How to Run Gemma 4 Locally With LM Studio and Claude Code

LM Studio's new headless CLI lets you run local models as an API endpoint. Pair it with Claude Code and you get an AI coding agent running entirely on your machine - no cloud billing, no API keys, no data leaving your device.

A post on Hacker News this week (254 points) showed a setup that a lot of developers have wanted but few have actually configured: running Google's Gemma 4 model locally through LM Studio, then connecting Claude Code to use that local model instead of Anthropic's cloud API. The result is a capable AI coding agent that runs entirely on your machine with no per-token billing.

Here's what's involved and how to set it up.

What Gemma 4 is

Gemma 4 is Google's open-weight model family, released in early 2026. Open-weight means the model weights are publicly available - you can download and run them locally, unlike closed models like Claude or GPT-4o which only run on the vendor's servers.

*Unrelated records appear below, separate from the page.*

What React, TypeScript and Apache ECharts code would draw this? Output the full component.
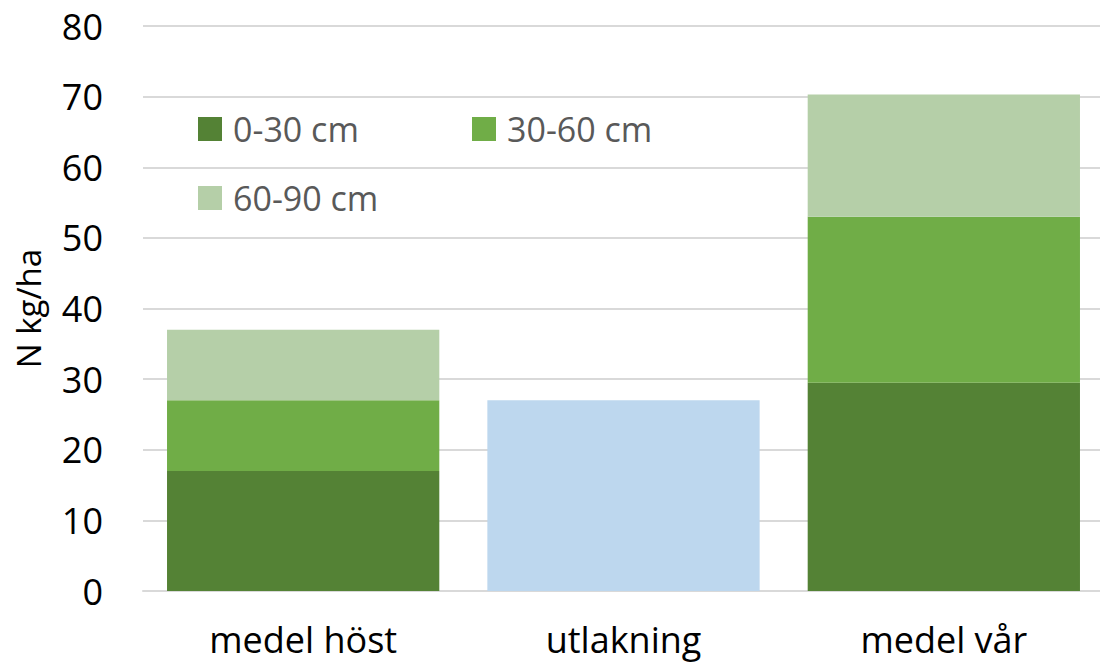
import React, { useEffect, useRef } from "react";
import * as echarts from "echarts";

// Categories along the x axis
const categories = ["medel höst", "utlakning", "medel vår"];

// Soil nitrogen per depth layer (N kg/ha)
const layer0to30 = [17, null, 29.5];
const layer30to60 = [10, null, 23.5];
const layer60to90 = [10, null, 17.3];
// Leaching
const leaching = [null, 27, null];

const yTicks = { min: 0, max: 80, interval: 10 };

const seriesNames = ["0-30 cm", "30-60 cm", "60-90 cm"];
const FONT = "'Open Sans', 'Liberation Sans', sans-serif";

export default function App() {
  const ref = useRef<HTMLDivElement>(null);

  useEffect(() => {
    if (!ref.current) return;
    const chart = echarts.init(ref.current, undefined, { renderer: "svg" });

    const legendBase = {
      icon: "rect",
      itemWidth: 24,
      itemHeight: 24,
      padding: 0,
      orient: "horizontal" as const,
      selectedMode: false,
      textStyle: {
        fontFamily: FONT,
        fontSize: 34,
        color: "#595959",
        lineHeight: 24,
        padding: [0, 0, 0, 6],
      },
    };

    chart.setOption({
      animation: false,
      backgroundColor: "#ffffff",
      grid: {
        left: 143,
        top: 26,
        width: 961,
        height: 565,
        containLabel: false,
        outerBoundsMode: "none",
      },
      legend: [
        { ...legendBase, left: 198, top: 112, data: [seriesNames[0]] },
        { ...legendBase, left: 472, top: 112, data: [seriesNames[1]] },
        { ...legendBase, left: 198, top: 181, data: [seriesNames[2]] },
      ],
      xAxis: {
        type: "category",
        data: categories,
        axisLine: { show: true, lineStyle: { color: "#d9d9d9", width: 2 } },
        axisTick: { show: false },
        axisLabel: {
          fontFamily: FONT,
          fontSize: 36,
          color: "#000000",
          margin: 30,
        },
      },
      yAxis: {
        type: "value",
        min: yTicks.min,
        max: yTicks.max,
        interval: yTicks.interval,
        name: "N kg/ha",
        nameLocation: "middle",
        nameGap: 98,
        nameRotate: 90,
        nameTextStyle: { fontFamily: FONT, fontSize: 33, color: "#000000" },
        axisLine: { show: false },
        axisTick: { show: false },
        splitLine: { lineStyle: { color: "#d9d9d9", width: 2 } },
        axisLabel: {
          fontFamily: FONT,
          fontSize: 36,
          color: "#000000",
          margin: 40,
        },
      },
      series: [
        {
          name: seriesNames[0],
          type: "bar",
          stack: "soil",
          barWidth: "85%",
          data: layer0to30,
          itemStyle: { color: "#548235" },
        },
        {
          name: seriesNames[1],
          type: "bar",
          stack: "soil",
          barWidth: "85%",
          data: layer30to60,
          itemStyle: { color: "#70ad47" },
        },
        {
          name: seriesNames[2],
          type: "bar",
          stack: "soil",
          barWidth: "85%",
          data: layer60to90,
          itemStyle: { color: "#b5cfa8" },
        },
        {
          name: "utlakning",
          type: "bar",
          stack: "soil",
          barWidth: "85%",
          data: leaching,
          itemStyle: { color: "#bdd7ee" },
        },
      ],
    });

    return () => chart.dispose();
  }, []);

  return (
    <div
      ref={ref}
      style={{ position: "fixed", left: 0, top: 0, width: 1100, height: 664 }}
    />
  );
}
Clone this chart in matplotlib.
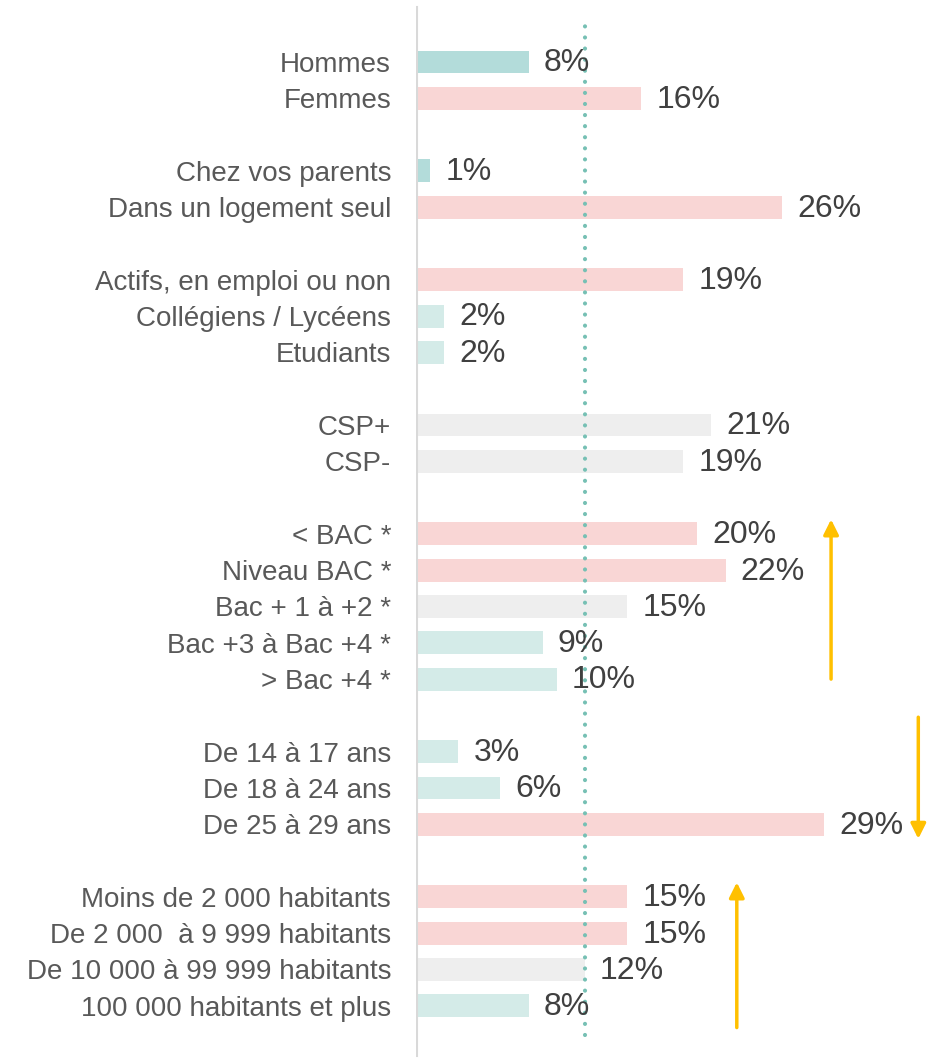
import matplotlib
matplotlib.use("Agg")
import matplotlib.pyplot as plt

plt.rcParams["font.family"] = ["Liberation Sans", "DejaVu Sans"]

# data: groups of rows, a blank slot between groups
groups = [
    (["Hommes", "Femmes"], [8, 16]),
    (["Chez vos parents", "Dans un logement seul"], [1, 26]),
    (["Actifs, en emploi ou non", "Collégiens / Lycéens", "Etudiants"], [19, 2, 2]),
    (["CSP+", "CSP-"], [21, 19]),
    (["< BAC *", "Niveau BAC *", "Bac + 1 à +2 *", "Bac +3 à Bac +4 *", "> Bac +4 *"],
     [20, 22, 15, 9, 10]),
    (["De 14 à 17 ans", "De 18 à 24 ans", "De 25 à 29 ans"], [3, 6, 29]),
    (["Moins de 2 000 habitants", "De 2 000  à 9 999 habitants",
      "De 10 000 à 99 999 habitants", "100 000 habitants et plus"], [15, 15, 12, 8]),
]
# bar tone per row: d = dark teal, t = light teal, p = pink, g = grey
tones = ["d", "p", "d", "p", "p", "t", "t", "g", "g",
         "p", "p", "g", "t", "t", "t", "t", "p", "p", "p", "g", "t"]
REF = 12  # average, dotted line

TONE_COL = {"d": "#b3dcda", "t": "#d4ebe8", "p": "#f9d6d5", "g": "#eeeeee"}

labels, values, pos = [], [], []
slot = 0
for names, vals in groups:
    for n, v in zip(names, vals):
        labels.append(n); values.append(v); pos.append(slot)
        slot += 1
    slot += 1

fig = plt.figure(figsize=(9.38, 10.58), dpi=100)
ax = fig.add_axes([416 / 938, 0, 1 - 416 / 938, 1])
px = 14.07  # pixels per %
ax.set_xlim(0, (938 - 416) / px)
ax.set_ylim((1058 - 62) / 36.3, -62 / 36.3)

ax.barh(pos, values, height=0.63, color=[TONE_COL[t] for t in tones])
for p, v in zip(pos, values):
    ax.annotate(f"{v}%", (v, p), xytext=(11, -1), textcoords="offset points",
                va="center", ha="left", fontsize=23, color="#404040")

ax.set_yticks(pos)
ax.set_yticklabels(labels, fontsize=20, color="#595959")
ax.tick_params(axis="y", length=0, pad=18)
ax.set_xticks([])
for s in ax.spines.values():
    s.set_visible(False)

ax.axvline(0, ymin=3 / 1058, ymax=1 - 7 / 1058, color="#d9d9d9", lw=2.2)
ax.axvline(REF, ymin=23 / 1058, ymax=1 - 25 / 1058, color="#76c0b4", lw=3,
           linestyle=(0, (0.01, 2.65)), dash_capstyle="round")

# trend arrows
arrow = dict(arrowstyle="-|>,head_length=0.9,head_width=0.45", color="#ffc000",
             lw=2.5, shrinkA=0, shrinkB=0)
ax.annotate("", xy=(29.5, 12.6), xytext=(29.5, 17.0), arrowprops=arrow)
ax.annotate("", xy=(35.7, 21.4), xytext=(35.7, 18.05), arrowprops=arrow)
ax.annotate("", xy=(22.8, 22.6), xytext=(22.8, 26.6), arrowprops=arrow)

fig.savefig("out.png", dpi=100)
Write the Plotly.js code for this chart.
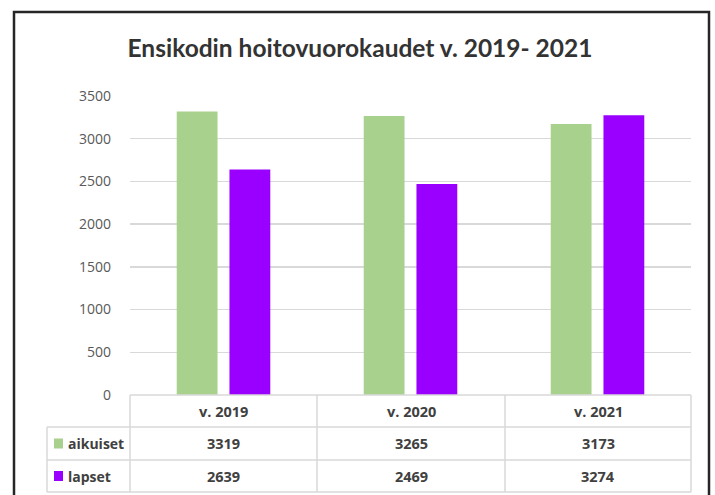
<!DOCTYPE html>
<html>
<head>
<meta charset="utf-8">
<script src="https://cdn.plot.ly/plotly-3.0.1.min.js"></script>
<style>html,body{margin:0;padding:0;background:#fff;}#chart{width:715px;height:495px;}</style>
</head>
<body>
<div id="chart"></div>
<script>
const categories = ["v. 2019", "v. 2020", "v. 2021"];
const seriesNames = ["aikuiset", "lapset"];
const aikuiset = [3319, 3265, 3173];
const lapset = [2639, 2469, 3274];
const seriesValues = [aikuiset, lapset];
const colors = ["#a9d18e", "#9900ff"];

const W = 715, H = 495;
const L = 130, R = 24, T = 96, B = 100;
const pw = W - L - R, ph = H - T - B;
const px = x => (x - L) / pw;
const py = y => (H - B - y) / ph;

const traces = seriesNames.map((n, i) => ({
  type: 'bar', name: n, x: categories, y: seriesValues[i],
  marker: {color: colors[i]}, hoverinfo: 'x+y'
}));

const grid = '#d9d9d9';
const shapes = [];
const line = (x0, y0, x1, y1, color, w) => shapes.push({type: 'line', xref: 'paper', yref: 'paper',
  x0: px(x0), y0: py(y0), x1: px(x1), y1: py(y1), line: {color: color || grid, width: w || 1.5}});
const rowY = [395, 427, 460, 492];
const colX = [47, 130, 317, 505, 691];
line(130, 395, 691, 395);
line(47, 427, 691, 427);
line(47, 460, 691, 460);
line(47, 492, 691, 492);
line(47, 427, 47, 492);
for (let k = 1; k < colX.length; k++) line(colX[k], 395, colX[k], 492);
shapes.push({type: 'rect', xref: 'paper', yref: 'paper', x0: px(14), x1: px(709), y0: py(12), y1: py(520),
  line: {color: '#262626', width: 2.5}, fillcolor: 'rgba(0,0,0,0)'});

const annotations = [];
const tf = {family: 'Open Sans, sans-serif', size: 14.5, color: '#404040', weight: 'bold'};
categories.forEach((c, j) => {
  const cx = (colX[j + 1] + colX[j + 2]) / 2;
  annotations.push({xref: 'paper', yref: 'paper', x: px(cx), y: py((rowY[0] + rowY[1]) / 2),
    text: '<b>' + c + '</b>', showarrow: false, font: tf, xanchor: 'center', yanchor: 'middle'});
  seriesValues.forEach((vals, i) => {
    annotations.push({xref: 'paper', yref: 'paper', x: px(cx), y: py((rowY[i + 1] + rowY[i + 2]) / 2),
      text: '<b>' + vals[j] + '</b>', showarrow: false, font: tf, xanchor: 'center', yanchor: 'middle'});
  });
});
seriesNames.forEach((n, i) => {
  const cy = (rowY[i + 1] + rowY[i + 2]) / 2;
  shapes.push({type: 'rect', xref: 'paper', yref: 'paper', x0: px(54), x1: px(63), y0: py(cy - 5), y1: py(cy + 5),
    fillcolor: colors[i], line: {width: 0}});
  annotations.push({xref: 'paper', yref: 'paper', x: px(66), y: py(cy), text: '<b>' + n + '</b>',
    showarrow: false, font: Object.assign({}, tf, {size: 14}), xanchor: 'left', yanchor: 'middle'});
});

const layout = {
  width: W, height: H,
  margin: {l: L, r: R, t: T, b: B, pad: 0},
  paper_bgcolor: '#ffffff', plot_bgcolor: '#ffffff',
  title: {text: '<b>Ensikodin hoitovuorokaudet v. 2019- 2021</b>', x: 360 / W, xanchor: 'center', xref: 'container', y: 1 - 48 / H, yanchor: 'middle',
    font: {family: 'Lato, sans-serif', size: 24.5, color: '#333333'}},
  showlegend: false,
  barmode: 'group', bargap: 0.436, bargroupgap: 0.226,
  xaxis: {showticklabels: false, showgrid: false, zeroline: false, showline: false, ticks: ''},
  yaxis: {range: [0, 3500], dtick: 500, tick0: 0, showgrid: true, gridcolor: grid, gridwidth: 1.5,
    zeroline: false, showline: false, ticks: '', ticklabelstandoff: 18,
    tickfont: {family: 'Open Sans, sans-serif', size: 14, color: '#595959'}},
  shapes: shapes, annotations: annotations
};
Plotly.newPlot('chart', traces, layout, {displayModeBar: false, staticPlot: true});
</script>
</body>
</html>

Gemma 4 comes in several sizes: 1B, 4B, 12B, and 27B parameters. The 12B model fits comfortably on a Mac with 16GB of unified memory and delivers coding performance that's genuinely useful for everyday tasks - not as capable as Claude Sonnet or GPT-4o on hard problems, but solid for autocomplete, code review, simple refactors, and explaining code.

The 27B model requires more RAM (at least 32GB) but competes more seriously with cloud models on complex tasks.

What LM Studio's headless CLI does

LM Studio is a desktop app for running local AI models that has been around for a while. What's new is the headless CLI - a command-line interface that lets you run LM Studio as a background server without the GUI, and exposes the running model as an OpenAI-compatible API endpoint on localhost.

This matters because most AI coding tools - Claude Code, Goose, Cursor, and others - can connect to any OpenAI-compatible API endpoint. Once LM Studio is running a model as a local API, these tools can use it as their backend just as easily as they use the real OpenAI API.

Setting it up

The setup has three steps.

Step 1: Install LM Studio and download Gemma 4. Download LM Studio from lmstudio.ai. Open the app, go to the model search, and download your preferred Gemma 4 variant. The 12B model is a good starting point for most Mac setups. The download is several gigabytes - plan accordingly.

Step 2: Start the LM Studio server. In the LM Studio CLI, run the server with the headless flag. This starts an OpenAI-compatible API at http://localhost:1234/v1 by default. The server stays running in the background while you work.

lms server start --model gemma-4-12b

Step 3: Point Claude Code at the local endpoint. Claude Code (and most AI coding agents) support connecting to custom API endpoints via environment variables or configuration files. Set the API base URL to your local LM Studio server and set any API key (LM Studio accepts any value since there's no authentication locally).

export ANTHROPIC_API_BASE_URL=http://localhost:1234/v1
export ANTHROPIC_API_KEY=local

Launch Claude Code and it will now use your local Gemma 4 model as the backend. The interface is identical - you're just running a different model underneath.

What to expect

Performance depends heavily on your hardware. On a MacBook Pro M4 Max with 48GB of unified memory, the 27B model runs at 30-40 tokens per second - fast enough for comfortable interactive use. On a MacBook Air M3 with 16GB, the 12B model runs at similar speeds but you're limited to the smaller model.

Quality-wise: expect solid performance on routine coding tasks - writing functions from docstrings, explaining code, simple refactors, finding obvious bugs. Expect weaker performance on complex architectural reasoning, obscure frameworks, and tasks that require deep contextual knowledge across a large codebase.

The practical use case is cost control. If you're a heavy Claude Code user hitting the $200/month ceiling, routing lower-stakes tasks through a local model while reserving cloud API access for harder problems can meaningfully reduce costs without sacrificing output quality where it matters.

Privacy implications

Everything runs locally. No data leaves your machine - not your prompts, not your code, not the model's responses. For developers working on proprietary codebases with data residency requirements, this setup provides a privacy guarantee that cloud-based AI tools cannot match.

This is also why Goose has been gaining traction among enterprise developers - it supports local model backends with the same architecture, meaning you get autonomous agentic coding without any cloud exposure.

The model landscape for local use

Gemma 4 is not the only option. Other models worth running locally via LM Studio:

Mistral Small 3 - Excellent multilingual performance, strong for code, 22B parameters. Comfortable on 32GB machines.

DeepSeek Coder V3 - Purpose-built for coding tasks, competitive with Gemma 4 on most benchmarks, slightly smaller footprint.

Phi-4 - Microsoft's 14B model that punches above its weight on reasoning tasks. Fast on consumer hardware.

LM Studio handles all of these with the same server setup. The choice of model is a matter of testing on your specific hardware and use cases - benchmarks tell part of the story, but real-world performance on your actual codebase is what matters.